::: Raw data :::

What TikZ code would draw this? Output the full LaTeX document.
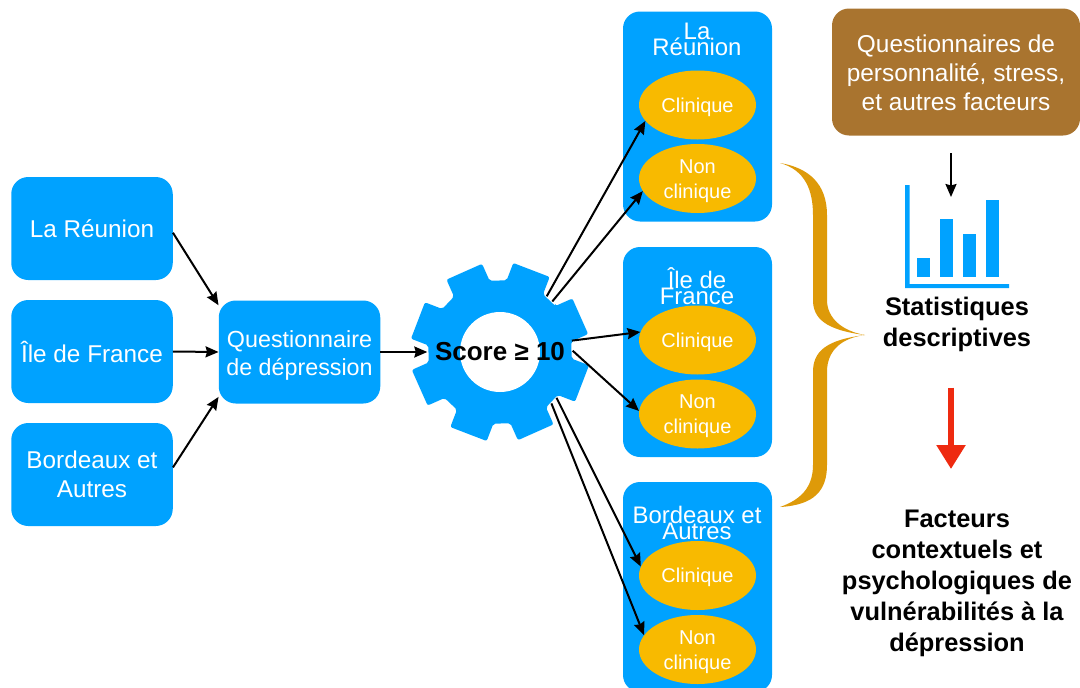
\documentclass[tikz,border=0pt]{standalone}
\usepackage{fontspec}
\setmainfont{Liberation Sans}
\usetikzlibrary{arrows.meta,shapes.geometric}
\definecolor{boxblue}{HTML}{00A2FF}
\definecolor{ovalyellow}{HTML}{F8BA00}
\definecolor{cardbrown}{HTML}{A9742F}
\definecolor{bracegold}{HTML}{DE9A09}
\definecolor{downred}{HTML}{EE2A10}
\begin{document}
\begin{tikzpicture}
        [x=1pt,y=-1pt,
        boxdecorate/.style={shape=rectangle,rounded corners=17pt,fill=boxblue,text=white,inner sep=0pt,
          minimum width=161.5pt,minimum height=103pt,align=center,font=\fontsize{24.3}{28.5}\selectfont},
        paneldecorate/.style={shape=rectangle,rounded corners=17pt,fill=boxblue,inner sep=0pt,
          minimum width=149pt,minimum height=210pt},
        titledecorate/.style={text=white,inner sep=0pt,align=center,
          font={\fontsize{23.9}{15.5}\selectfont\lineskiplimit -20pt\relax}},
        ovaldecorate/.style={shape=ellipse,fill=ovalyellow,text=white,inner sep=0pt,
          minimum width=117pt,minimum height=69pt,align=center,font=\fontsize{20}{25}\selectfont},
        bolddecorate/.style={inner sep=0pt,align=center,font=\fontsize{25.4}{31}\selectfont\bfseries},
        arrowdecorate/.style={->,>={Stealth[length=13pt,width=11pt,inset=1.5pt]},line width=2pt}]
        \useasboundingbox (0,0) rectangle (1080,688);
        %% left boxes
        \foreach \nodename/\y/\boxtext in {reunion/228.5/{La Réunion},
          france/351.5/{Île de France}, bordeaux/474.5/{Bordeaux et\\Autres}}
        {
          \node (\nodename) at (92,\y) [boxdecorate] {\boxtext};
        }
        \node (questionnaire) at (299.5,352) [boxdecorate,font=\fontsize{23.3}{28.5}\selectfont]
          {\rule{0pt}{24pt}Questionnaire\\de dépression};
        %% right panels and their ovals
        \foreach \panelname/\y/\titley/\paneltext in {a/116.5/39.5/{La\\Réunion},
          b/352/286/{Île de\\France}, c/587/523/{Bordeaux et\\Autres}}
        {
          \node (panel\panelname) at (697.5,\y) [paneldecorate] {};
          \node (title\panelname) at (697,\titley) [titledecorate] {\paneltext};
        }
        \foreach \nodename/\y/\ovaltext in {clina/105/Clinique, nona/178.5/{Non\\clinique},
          clinb/340/Clinique, nonb/414/{Non\\clinique}, clinc/575.5/Clinique, nonc/649.5/{Non\\clinique}}
        {
          \node (\nodename) at (697.5,\y) [ovaldecorate] {\rule{0pt}{19pt}\ovaltext};
        }
        %% gear
        \begin{scope}[shift={(500,352)}]
          \fill[boxblue,rounded corners=2pt] (-39.7:72)
          \foreach \toothangle in {-24,21,66,111,156,201,246,291}
          {
            -- ({\toothangle-15.7}:72) -- ({\toothangle-12.5}:90) -- ({\toothangle+12.5}:90) -- ({\toothangle+15.7}:72)
          } -- cycle;
          \fill[white] (0,0) circle (40);
        \end{scope}
        \node (gear) at (500,352) [shape=circle,minimum size=145pt,inner sep=0pt,
          font=\fontsize{26}{30}\selectfont\bfseries] {Score ≥ 10};
        %% brace
        \fill[bracegold] (780,163) .. controls (810,168) and (827,185) .. (827,215) -- (827,300)
          .. controls (827,318) and (842,331) .. (865,335)
          .. controls (842,338) and (827,350) .. (827,372) -- (827,465)
          .. controls (827,490) and (815,505) .. (780,507)
          .. controls (800,500) and (813,488) .. (813,465) -- (813,372)
          .. controls (813,352) and (825,340) .. (865,335)
          .. controls (825,330) and (813,318) .. (813,300) -- (813,215)
          .. controls (813,190) and (805,170) .. (780,163) -- cycle;
        %% right column
        \node (facteurs) at (956,72) [shape=rectangle,rounded corners=17pt,fill=cardbrown,text=white,inner sep=0pt,
          minimum width=248pt,minimum height=127pt,align=center,font=\fontsize{24.4}{29}\selectfont]
          {\rule{0pt}{20pt}Questionnaires de\\personnalité, stress,\\et autres facteurs};
        \fill[boxblue] (905,185) rectangle (909.5,288) (905,284) rectangle (1009,288);
        \foreach \x/\y in {917/257.5, 940/218.5, 963/233.5, 986/199.5}
        {
          \fill[boxblue] (\x,\y) rectangle ({\x+13},276.5);
        }
        \node (statistiques) at (957,324.5) [bolddecorate] {Statistiques\\descriptives};
        \node (vulnerabilites) at (957,583) [bolddecorate] {Facteurs\\contextuels et\\psychologiques de\\vulnérabilités à la\\dépression};
        \coordinate (charttop) at (951,153);
        \coordinate (chartin) at (951,197);
        \coordinate (redtop) at (951,387.5);
        \coordinate (redtip) at (951,469);
        %% edges or lines
        \path
        \foreach \startnode/\endnode in {reunion.-3/questionnaire.150, france.east/questionnaire.west,
          bordeaux.5/questionnaire.209, questionnaire.east/gear.west,
          gear.50/clina.197, gear.44/nona.193, gear.9/clinb.172, gear.1/nonb.177,
          gear.-39/clinc.171, gear.-45/nonc.165, charttop/chartin}
        {
          (\startnode) edge[arrowdecorate] (\endnode)
        };
        \draw[downred,line width=5.5pt,-{Triangle[length=24pt,width=28pt]}] (redtop) -- (redtip);
      \end{tikzpicture}
\end{document}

:::

In this exercise, set down all of the data exactly, without the pictures.

What TikZ code would draw this? Output the full LaTeX document.
\documentclass[tikz,border=0pt]{standalone}
\usepackage{fontspec}
\setmainfont{Liberation Sans}
\usetikzlibrary{arrows.meta,shapes.geometric}
\definecolor{boxblue}{HTML}{00A2FF}
\definecolor{ovalyellow}{HTML}{F8BA00}
\definecolor{cardbrown}{HTML}{A9742F}
\definecolor{bracegold}{HTML}{DE9A09}
\definecolor{downred}{HTML}{EE2A10}
\begin{document}
\begin{tikzpicture}
        [x=1pt,y=-1pt,
        boxdecorate/.style={shape=rectangle,rounded corners=17pt,fill=boxblue,text=white,inner sep=0pt,
          minimum width=161.5pt,minimum height=103pt,align=center,font=\fontsize{24.3}{28.5}\selectfont},
        paneldecorate/.style={shape=rectangle,rounded corners=17pt,fill=boxblue,inner sep=0pt,
          minimum width=149pt,minimum height=210pt},
        titledecorate/.style={text=white,inner sep=0pt,align=center,
          font={\fontsize{23.9}{15.5}\selectfont\lineskiplimit -20pt\relax}},
        ovaldecorate/.style={shape=ellipse,fill=ovalyellow,text=white,inner sep=0pt,
          minimum width=117pt,minimum height=69pt,align=center,font=\fontsize{20}{25}\selectfont},
        bolddecorate/.style={inner sep=0pt,align=center,font=\fontsize{25.4}{31}\selectfont\bfseries},
        arrowdecorate/.style={->,>={Stealth[length=13pt,width=11pt,inset=1.5pt]},line width=2pt}]
        \useasboundingbox (0,0) rectangle (1080,688);
        %% left boxes
        \foreach \nodename/\y/\boxtext in {reunion/228.5/{La Réunion},
          france/351.5/{Île de France}, bordeaux/474.5/{Bordeaux et\\Autres}}
        {
          \node (\nodename) at (92,\y) [boxdecorate] {\boxtext};
        }
        \node (questionnaire) at (299.5,352) [boxdecorate,font=\fontsize{23.3}{28.5}\selectfont]
          {\rule{0pt}{24pt}Questionnaire\\de dépression};
        %% right panels and their ovals
        \foreach \panelname/\y/\titley/\paneltext in {a/116.5/39.5/{La\\Réunion},
          b/352/286/{Île de\\France}, c/587/523/{Bordeaux et\\Autres}}
        {
          \node (panel\panelname) at (697.5,\y) [paneldecorate] {};
          \node (title\panelname) at (697,\titley) [titledecorate] {\paneltext};
        }
        \foreach \nodename/\y/\ovaltext in {clina/105/Clinique, nona/178.5/{Non\\clinique},
          clinb/340/Clinique, nonb/414/{Non\\clinique}, clinc/575.5/Clinique, nonc/649.5/{Non\\clinique}}
        {
          \node (\nodename) at (697.5,\y) [ovaldecorate] {\rule{0pt}{19pt}\ovaltext};
        }
        %% gear
        \begin{scope}[shift={(500,352)}]
          \fill[boxblue,rounded corners=2pt] (-39.7:72)
          \foreach \toothangle in {-24,21,66,111,156,201,246,291}
          {
            -- ({\toothangle-15.7}:72) -- ({\toothangle-12.5}:90) -- ({\toothangle+12.5}:90) -- ({\toothangle+15.7}:72)
          } -- cycle;
          \fill[white] (0,0) circle (40);
        \end{scope}
        \node (gear) at (500,352) [shape=circle,minimum size=145pt,inner sep=0pt,
          font=\fontsize{26}{30}\selectfont\bfseries] {Score ≥ 10};
        %% brace
        \fill[bracegold] (780,163) .. controls (810,168) and (827,185) .. (827,215) -- (827,300)
          .. controls (827,318) and (842,331) .. (865,335)
          .. controls (842,338) and (827,350) .. (827,372) -- (827,465)
          .. controls (827,490) and (815,505) .. (780,507)
          .. controls (800,500) and (813,488) .. (813,465) -- (813,372)
          .. controls (813,352) and (825,340) .. (865,335)
          .. controls (825,330) and (813,318) .. (813,300) -- (813,215)
          .. controls (813,190) and (805,170) .. (780,163) -- cycle;
        %% right column
        \node (facteurs) at (956,72) [shape=rectangle,rounded corners=17pt,fill=cardbrown,text=white,inner sep=0pt,
          minimum width=248pt,minimum height=127pt,align=center,font=\fontsize{24.4}{29}\selectfont]
          {\rule{0pt}{20pt}Questionnaires de\\personnalité, stress,\\et autres facteurs};
        \fill[boxblue] (905,185) rectangle (909.5,288) (905,284) rectangle (1009,288);
        \foreach \x/\y in {917/257.5, 940/218.5, 963/233.5, 986/199.5}
        {
          \fill[boxblue] (\x,\y) rectangle ({\x+13},276.5);
        }
        \node (statistiques) at (957,324.5) [bolddecorate] {Statistiques\\descriptives};
        \node (vulnerabilites) at (957,583) [bolddecorate] {Facteurs\\contextuels et\\psychologiques de\\vulnérabilités à la\\dépression};
        \coordinate (charttop) at (951,153);
        \coordinate (chartin) at (951,197);
        \coordinate (redtop) at (951,387.5);
        \coordinate (redtip) at (951,469);
        %% edges or lines
        \path
        \foreach \startnode/\endnode in {reunion.-3/questionnaire.150, france.east/questionnaire.west,
          bordeaux.5/questionnaire.209, questionnaire.east/gear.west,
          gear.50/clina.197, gear.44/nona.193, gear.9/clinb.172, gear.1/nonb.177,
          gear.-39/clinc.171, gear.-45/nonc.165, charttop/chartin}
        {
          (\startnode) edge[arrowdecorate] (\endnode)
        };
        \draw[downred,line width=5.5pt,-{Triangle[length=24pt,width=28pt]}] (redtop) -- (redtip);
      \end{tikzpicture}
\end{document}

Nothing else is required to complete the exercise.